Stated exercise: Your copy of the material must match it exactly, except that pictures are dropped.

[BEGIN Supplied data]

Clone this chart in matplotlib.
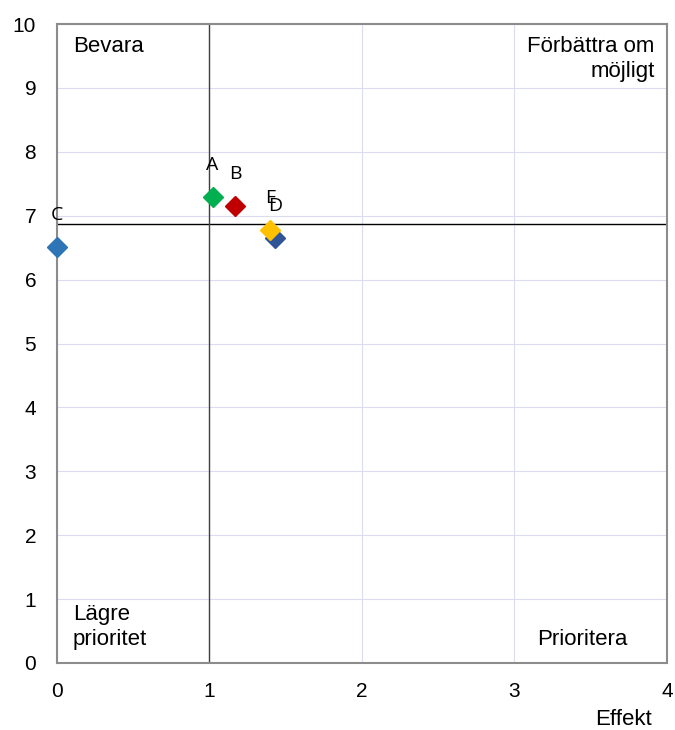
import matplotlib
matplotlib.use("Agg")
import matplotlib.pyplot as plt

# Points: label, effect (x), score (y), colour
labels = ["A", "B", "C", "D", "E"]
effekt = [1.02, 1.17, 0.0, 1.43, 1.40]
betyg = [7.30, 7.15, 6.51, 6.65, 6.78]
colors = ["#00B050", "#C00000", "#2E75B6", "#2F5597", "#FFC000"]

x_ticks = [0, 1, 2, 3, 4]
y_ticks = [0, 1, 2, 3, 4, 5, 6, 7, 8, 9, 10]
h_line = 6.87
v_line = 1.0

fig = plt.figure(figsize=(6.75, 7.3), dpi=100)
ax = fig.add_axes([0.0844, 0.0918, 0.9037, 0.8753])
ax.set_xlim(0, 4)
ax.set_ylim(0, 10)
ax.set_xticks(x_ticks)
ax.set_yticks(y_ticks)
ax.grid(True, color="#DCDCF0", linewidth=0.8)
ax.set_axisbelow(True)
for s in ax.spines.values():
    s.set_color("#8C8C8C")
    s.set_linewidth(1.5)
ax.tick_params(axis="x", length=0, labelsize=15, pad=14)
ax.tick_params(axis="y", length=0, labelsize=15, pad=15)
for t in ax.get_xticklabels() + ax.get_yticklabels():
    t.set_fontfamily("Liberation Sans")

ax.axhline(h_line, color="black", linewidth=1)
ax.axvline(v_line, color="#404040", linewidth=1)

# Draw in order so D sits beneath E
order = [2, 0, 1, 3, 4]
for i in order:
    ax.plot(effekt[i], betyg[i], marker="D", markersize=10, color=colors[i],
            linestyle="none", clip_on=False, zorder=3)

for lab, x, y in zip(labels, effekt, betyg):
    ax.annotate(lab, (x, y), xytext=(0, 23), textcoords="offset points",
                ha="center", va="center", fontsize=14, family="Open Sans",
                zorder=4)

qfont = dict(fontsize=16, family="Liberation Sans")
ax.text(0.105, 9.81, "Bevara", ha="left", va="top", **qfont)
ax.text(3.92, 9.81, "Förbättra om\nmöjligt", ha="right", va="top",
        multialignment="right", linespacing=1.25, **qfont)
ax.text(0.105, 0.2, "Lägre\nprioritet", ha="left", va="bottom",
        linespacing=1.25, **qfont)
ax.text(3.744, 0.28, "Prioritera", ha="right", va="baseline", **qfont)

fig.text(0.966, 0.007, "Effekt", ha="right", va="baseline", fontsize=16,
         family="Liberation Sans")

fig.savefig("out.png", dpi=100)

[END Supplied data]

The completed task:
Clone this chart in matplotlib.
import matplotlib
matplotlib.use("Agg")
import matplotlib.pyplot as plt

# Points: label, effect (x), score (y), colour
labels = ["A", "B", "C", "D", "E"]
effekt = [1.02, 1.17, 0.0, 1.43, 1.40]
betyg = [7.30, 7.15, 6.51, 6.65, 6.78]
colors = ["#00B050", "#C00000", "#2E75B6", "#2F5597", "#FFC000"]

x_ticks = [0, 1, 2, 3, 4]
y_ticks = [0, 1, 2, 3, 4, 5, 6, 7, 8, 9, 10]
h_line = 6.87
v_line = 1.0

fig = plt.figure(figsize=(6.75, 7.3), dpi=100)
ax = fig.add_axes([0.0844, 0.0918, 0.9037, 0.8753])
ax.set_xlim(0, 4)
ax.set_ylim(0, 10)
ax.set_xticks(x_ticks)
ax.set_yticks(y_ticks)
ax.grid(True, color="#DCDCF0", linewidth=0.8)
ax.set_axisbelow(True)
for s in ax.spines.values():
    s.set_color("#8C8C8C")
    s.set_linewidth(1.5)
ax.tick_params(axis="x", length=0, labelsize=15, pad=14)
ax.tick_params(axis="y", length=0, labelsize=15, pad=15)
for t in ax.get_xticklabels() + ax.get_yticklabels():
    t.set_fontfamily("Liberation Sans")

ax.axhline(h_line, color="black", linewidth=1)
ax.axvline(v_line, color="#404040", linewidth=1)

# Draw in order so D sits beneath E
order = [2, 0, 1, 3, 4]
for i in order:
    ax.plot(effekt[i], betyg[i], marker="D", markersize=10, color=colors[i],
            linestyle="none", clip_on=False, zorder=3)

for lab, x, y in zip(labels, effekt, betyg):
    ax.annotate(lab, (x, y), xytext=(0, 23), textcoords="offset points",
                ha="center", va="center", fontsize=14, family="Open Sans",
                zorder=4)

qfont = dict(fontsize=16, family="Liberation Sans")
ax.text(0.105, 9.81, "Bevara", ha="left", va="top", **qfont)
ax.text(3.92, 9.81, "Förbättra om\nmöjligt", ha="right", va="top",
        multialignment="right", linespacing=1.25, **qfont)
ax.text(0.105, 0.2, "Lägre\nprioritet", ha="left", va="bottom",
        linespacing=1.25, **qfont)
ax.text(3.744, 0.28, "Prioritera", ha="right", va="baseline", **qfont)

fig.text(0.966, 0.007, "Effekt", ha="right", va="baseline", fontsize=16,
         family="Liberation Sans")

fig.savefig("out.png", dpi=100)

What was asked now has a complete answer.